Since the mid-1990s, queer and trans theorists have built on second-wave feminists’ attempts to analyze and reclaim monsters as metaphors for marginalized people. 1 For example, in Skin Shows, Jack Halberstam observes, “Gothic fiction is a technology is subjectivity. One which produces the deviant subjectivities opposite which the normal, the healthy, and the pure can be known.” 2 In this sense, racialized and sexualized monsters not only “make strange the categories of beauty, humanity, and identity,” as Halberstam suggests, 3 but also actively produce those categories and the normative white male hero in many narratives. This is particularly true of H.P. Lovecraft’s 1928 short story “The Call of Cthulhu.” Often discussed as a weird tale or as a science fiction story, “The Call of Cthulhu” can also be discussed within what Sara Wasson and Emily Alder have recently termed gothic science fiction. 4 Framed using the gothic trope of the recovered manuscript “Found Among the Papers of the Late Francis Wayland Thurston, of Boston,” 5 “The Call of Cthulhu” is notable for how it produces the white male hero at the narrative’s center by presenting artists, eccentrics, and people of color as monstrous cultists.

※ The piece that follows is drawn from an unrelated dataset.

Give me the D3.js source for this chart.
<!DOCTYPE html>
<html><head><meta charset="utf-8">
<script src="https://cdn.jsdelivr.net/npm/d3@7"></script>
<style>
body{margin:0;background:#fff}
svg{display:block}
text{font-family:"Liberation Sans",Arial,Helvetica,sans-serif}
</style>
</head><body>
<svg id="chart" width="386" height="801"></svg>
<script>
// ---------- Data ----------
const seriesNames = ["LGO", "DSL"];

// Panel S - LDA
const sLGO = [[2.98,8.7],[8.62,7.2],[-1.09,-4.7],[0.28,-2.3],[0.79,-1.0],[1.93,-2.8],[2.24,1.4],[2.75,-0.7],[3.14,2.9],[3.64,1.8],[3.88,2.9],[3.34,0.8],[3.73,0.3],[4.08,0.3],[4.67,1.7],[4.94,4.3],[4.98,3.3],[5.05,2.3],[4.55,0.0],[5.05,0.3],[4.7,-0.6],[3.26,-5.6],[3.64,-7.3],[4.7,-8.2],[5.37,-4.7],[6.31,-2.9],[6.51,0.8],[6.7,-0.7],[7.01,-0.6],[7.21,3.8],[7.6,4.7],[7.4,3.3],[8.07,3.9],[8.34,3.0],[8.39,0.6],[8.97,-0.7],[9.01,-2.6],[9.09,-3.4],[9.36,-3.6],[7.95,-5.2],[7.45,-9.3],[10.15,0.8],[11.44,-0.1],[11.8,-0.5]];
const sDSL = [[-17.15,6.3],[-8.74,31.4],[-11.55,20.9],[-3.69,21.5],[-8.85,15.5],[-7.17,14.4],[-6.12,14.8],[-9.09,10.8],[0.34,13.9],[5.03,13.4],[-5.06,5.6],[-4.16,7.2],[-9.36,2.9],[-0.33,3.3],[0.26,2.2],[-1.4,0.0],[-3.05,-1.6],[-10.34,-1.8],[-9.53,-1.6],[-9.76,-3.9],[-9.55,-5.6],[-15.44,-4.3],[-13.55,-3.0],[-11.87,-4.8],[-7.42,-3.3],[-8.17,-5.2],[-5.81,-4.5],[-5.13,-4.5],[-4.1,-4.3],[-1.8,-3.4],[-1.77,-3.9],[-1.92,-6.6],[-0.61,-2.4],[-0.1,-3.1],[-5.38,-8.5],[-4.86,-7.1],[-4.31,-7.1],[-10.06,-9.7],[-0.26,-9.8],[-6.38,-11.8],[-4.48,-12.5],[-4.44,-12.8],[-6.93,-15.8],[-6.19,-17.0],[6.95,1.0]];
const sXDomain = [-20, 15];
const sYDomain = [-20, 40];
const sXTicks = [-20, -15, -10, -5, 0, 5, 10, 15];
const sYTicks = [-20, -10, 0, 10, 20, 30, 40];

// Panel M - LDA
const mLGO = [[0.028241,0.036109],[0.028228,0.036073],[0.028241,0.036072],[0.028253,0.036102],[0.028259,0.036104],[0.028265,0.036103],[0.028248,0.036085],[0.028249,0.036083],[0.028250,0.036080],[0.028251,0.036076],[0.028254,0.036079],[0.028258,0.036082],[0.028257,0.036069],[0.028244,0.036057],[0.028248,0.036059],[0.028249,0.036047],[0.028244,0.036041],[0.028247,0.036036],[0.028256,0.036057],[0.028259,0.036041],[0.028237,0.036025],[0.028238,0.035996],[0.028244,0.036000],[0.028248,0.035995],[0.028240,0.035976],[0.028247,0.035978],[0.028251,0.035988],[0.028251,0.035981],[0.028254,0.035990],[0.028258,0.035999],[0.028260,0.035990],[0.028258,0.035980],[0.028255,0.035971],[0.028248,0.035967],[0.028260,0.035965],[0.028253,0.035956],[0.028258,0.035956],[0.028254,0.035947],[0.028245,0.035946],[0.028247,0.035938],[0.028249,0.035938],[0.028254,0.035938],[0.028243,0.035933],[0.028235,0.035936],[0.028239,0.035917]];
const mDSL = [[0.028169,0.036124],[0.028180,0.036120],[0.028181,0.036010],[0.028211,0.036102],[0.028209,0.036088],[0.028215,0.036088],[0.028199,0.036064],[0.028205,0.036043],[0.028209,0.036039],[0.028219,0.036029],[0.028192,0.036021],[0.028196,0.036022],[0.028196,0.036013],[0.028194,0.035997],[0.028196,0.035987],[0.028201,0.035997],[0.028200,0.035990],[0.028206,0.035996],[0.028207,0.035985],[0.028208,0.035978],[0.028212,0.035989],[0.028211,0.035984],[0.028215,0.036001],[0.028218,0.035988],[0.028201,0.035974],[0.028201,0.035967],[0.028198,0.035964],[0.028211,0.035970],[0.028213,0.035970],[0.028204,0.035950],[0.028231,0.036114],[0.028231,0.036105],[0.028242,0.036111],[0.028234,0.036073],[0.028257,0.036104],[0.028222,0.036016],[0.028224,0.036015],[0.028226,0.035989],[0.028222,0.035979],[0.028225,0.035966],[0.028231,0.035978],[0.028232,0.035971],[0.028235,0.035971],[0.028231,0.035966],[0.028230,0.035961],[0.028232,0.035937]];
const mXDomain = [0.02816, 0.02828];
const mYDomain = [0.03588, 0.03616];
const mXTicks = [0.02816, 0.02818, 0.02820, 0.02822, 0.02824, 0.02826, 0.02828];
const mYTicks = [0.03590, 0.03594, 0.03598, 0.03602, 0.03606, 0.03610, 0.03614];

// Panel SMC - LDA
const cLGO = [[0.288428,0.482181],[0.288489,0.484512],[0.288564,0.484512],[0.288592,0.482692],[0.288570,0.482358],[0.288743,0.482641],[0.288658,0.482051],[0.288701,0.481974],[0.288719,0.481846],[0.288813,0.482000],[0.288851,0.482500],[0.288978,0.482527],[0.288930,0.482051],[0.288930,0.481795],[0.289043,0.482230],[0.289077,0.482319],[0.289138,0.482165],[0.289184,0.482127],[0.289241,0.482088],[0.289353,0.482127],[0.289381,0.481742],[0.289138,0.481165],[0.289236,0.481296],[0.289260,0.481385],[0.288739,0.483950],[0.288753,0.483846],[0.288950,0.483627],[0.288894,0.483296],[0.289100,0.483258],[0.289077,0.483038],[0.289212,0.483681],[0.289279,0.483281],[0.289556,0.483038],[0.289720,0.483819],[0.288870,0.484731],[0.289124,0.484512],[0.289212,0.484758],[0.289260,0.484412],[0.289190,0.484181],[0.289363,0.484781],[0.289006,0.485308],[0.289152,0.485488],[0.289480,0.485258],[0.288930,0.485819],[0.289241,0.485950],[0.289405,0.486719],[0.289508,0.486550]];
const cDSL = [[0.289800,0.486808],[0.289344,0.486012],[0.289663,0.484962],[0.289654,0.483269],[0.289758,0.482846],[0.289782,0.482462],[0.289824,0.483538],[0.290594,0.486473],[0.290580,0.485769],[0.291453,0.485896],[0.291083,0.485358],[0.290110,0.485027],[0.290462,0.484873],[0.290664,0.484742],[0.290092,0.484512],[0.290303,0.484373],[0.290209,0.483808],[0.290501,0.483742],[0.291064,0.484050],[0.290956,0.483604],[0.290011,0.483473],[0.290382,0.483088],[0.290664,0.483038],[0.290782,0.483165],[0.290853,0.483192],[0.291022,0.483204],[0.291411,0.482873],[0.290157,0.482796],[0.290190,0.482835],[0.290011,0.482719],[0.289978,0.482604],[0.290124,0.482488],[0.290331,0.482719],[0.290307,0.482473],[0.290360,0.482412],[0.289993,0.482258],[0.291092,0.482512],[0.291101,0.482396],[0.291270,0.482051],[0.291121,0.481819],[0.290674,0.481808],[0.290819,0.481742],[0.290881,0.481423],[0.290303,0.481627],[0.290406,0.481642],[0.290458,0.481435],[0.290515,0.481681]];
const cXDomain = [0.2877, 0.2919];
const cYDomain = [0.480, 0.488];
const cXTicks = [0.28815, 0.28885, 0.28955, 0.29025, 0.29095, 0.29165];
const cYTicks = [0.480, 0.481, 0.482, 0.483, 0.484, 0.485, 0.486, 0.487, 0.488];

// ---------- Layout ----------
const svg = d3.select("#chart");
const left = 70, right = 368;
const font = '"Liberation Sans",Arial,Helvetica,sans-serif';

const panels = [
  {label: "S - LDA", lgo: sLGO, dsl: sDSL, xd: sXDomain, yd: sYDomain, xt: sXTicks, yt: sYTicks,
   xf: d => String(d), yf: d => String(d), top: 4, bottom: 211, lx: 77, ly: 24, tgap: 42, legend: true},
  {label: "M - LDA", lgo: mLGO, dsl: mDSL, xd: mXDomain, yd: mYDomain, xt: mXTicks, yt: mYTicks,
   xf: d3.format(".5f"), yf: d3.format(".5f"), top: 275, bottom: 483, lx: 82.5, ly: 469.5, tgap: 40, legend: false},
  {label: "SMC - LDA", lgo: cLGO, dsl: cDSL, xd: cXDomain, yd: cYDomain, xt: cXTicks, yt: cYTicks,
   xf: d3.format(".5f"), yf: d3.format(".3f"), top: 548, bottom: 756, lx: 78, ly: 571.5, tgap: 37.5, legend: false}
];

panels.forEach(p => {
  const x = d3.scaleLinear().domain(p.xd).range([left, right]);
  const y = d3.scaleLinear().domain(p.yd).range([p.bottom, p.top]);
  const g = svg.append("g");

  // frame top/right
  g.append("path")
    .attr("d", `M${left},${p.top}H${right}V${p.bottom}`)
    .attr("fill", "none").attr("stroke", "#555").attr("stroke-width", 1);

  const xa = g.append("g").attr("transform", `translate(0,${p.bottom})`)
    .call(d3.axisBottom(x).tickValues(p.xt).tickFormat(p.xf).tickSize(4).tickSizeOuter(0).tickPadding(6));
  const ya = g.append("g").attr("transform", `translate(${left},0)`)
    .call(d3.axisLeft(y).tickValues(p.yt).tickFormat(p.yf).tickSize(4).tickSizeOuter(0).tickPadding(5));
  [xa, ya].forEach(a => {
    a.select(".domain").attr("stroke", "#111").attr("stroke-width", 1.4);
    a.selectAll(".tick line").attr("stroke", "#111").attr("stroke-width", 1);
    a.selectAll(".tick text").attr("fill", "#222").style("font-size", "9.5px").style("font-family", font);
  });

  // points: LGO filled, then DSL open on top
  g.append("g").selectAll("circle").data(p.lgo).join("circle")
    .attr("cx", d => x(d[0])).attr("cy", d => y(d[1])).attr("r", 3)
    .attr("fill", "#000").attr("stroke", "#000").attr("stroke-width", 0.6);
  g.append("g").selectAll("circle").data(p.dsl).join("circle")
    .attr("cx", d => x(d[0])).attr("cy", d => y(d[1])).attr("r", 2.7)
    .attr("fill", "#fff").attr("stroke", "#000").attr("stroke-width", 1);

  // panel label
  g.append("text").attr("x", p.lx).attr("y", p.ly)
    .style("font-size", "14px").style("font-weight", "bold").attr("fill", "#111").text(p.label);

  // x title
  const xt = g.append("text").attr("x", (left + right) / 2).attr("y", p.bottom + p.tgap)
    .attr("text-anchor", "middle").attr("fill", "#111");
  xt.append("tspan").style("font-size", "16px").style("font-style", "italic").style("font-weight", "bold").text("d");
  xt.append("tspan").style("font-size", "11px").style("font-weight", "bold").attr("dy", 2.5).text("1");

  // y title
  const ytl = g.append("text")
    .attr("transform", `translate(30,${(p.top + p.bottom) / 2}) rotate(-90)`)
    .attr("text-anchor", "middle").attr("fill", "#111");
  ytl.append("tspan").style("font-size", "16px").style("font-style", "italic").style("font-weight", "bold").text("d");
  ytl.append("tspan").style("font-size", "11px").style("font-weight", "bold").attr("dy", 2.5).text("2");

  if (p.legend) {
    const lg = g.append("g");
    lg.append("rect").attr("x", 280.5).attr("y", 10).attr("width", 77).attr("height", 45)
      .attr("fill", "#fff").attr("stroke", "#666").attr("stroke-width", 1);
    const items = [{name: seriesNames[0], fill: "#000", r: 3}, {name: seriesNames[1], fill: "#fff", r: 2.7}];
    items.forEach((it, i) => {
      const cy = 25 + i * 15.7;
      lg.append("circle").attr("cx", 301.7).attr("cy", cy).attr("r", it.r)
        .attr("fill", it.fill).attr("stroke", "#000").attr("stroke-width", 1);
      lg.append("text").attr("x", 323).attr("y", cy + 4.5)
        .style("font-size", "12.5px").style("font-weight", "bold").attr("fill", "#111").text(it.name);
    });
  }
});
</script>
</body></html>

This essay reads against the grain of the story, looking at the cultists and those most affected by (sympathetic to) Cthulhu’s emergence in the story. Drawing on a range of material from the history of sexuality, including Michel Foucault’s discussion of silence as a discourse of sexuality, Victorian understandings of aestheticism, eccentricity, and “the artist,” as well as the definitional conflation of queer as both odd and homosexual that begins around 1915, this essay argues for a queer reading of Cthulhu through attention to his minions: Henry Anthony Wilcox (“a precocious youth of known genius, but great eccentricity,” “dismissed…as merely queer”), 6 the black, mixed-race, and Eskimo swamp cultists who are repeatedly described as “queer,” 7 and the narrator’s insistence on the necessity of a discourse of silence surrounding Cthulhu. The essay concludes by using theories of queer spatiality to read R’lyeh’s “all wrong” 8 geometry as a form of repressed queer space emerging only briefly in the story but always threatening to rise again—and thus functioning as the source of the story’s horror.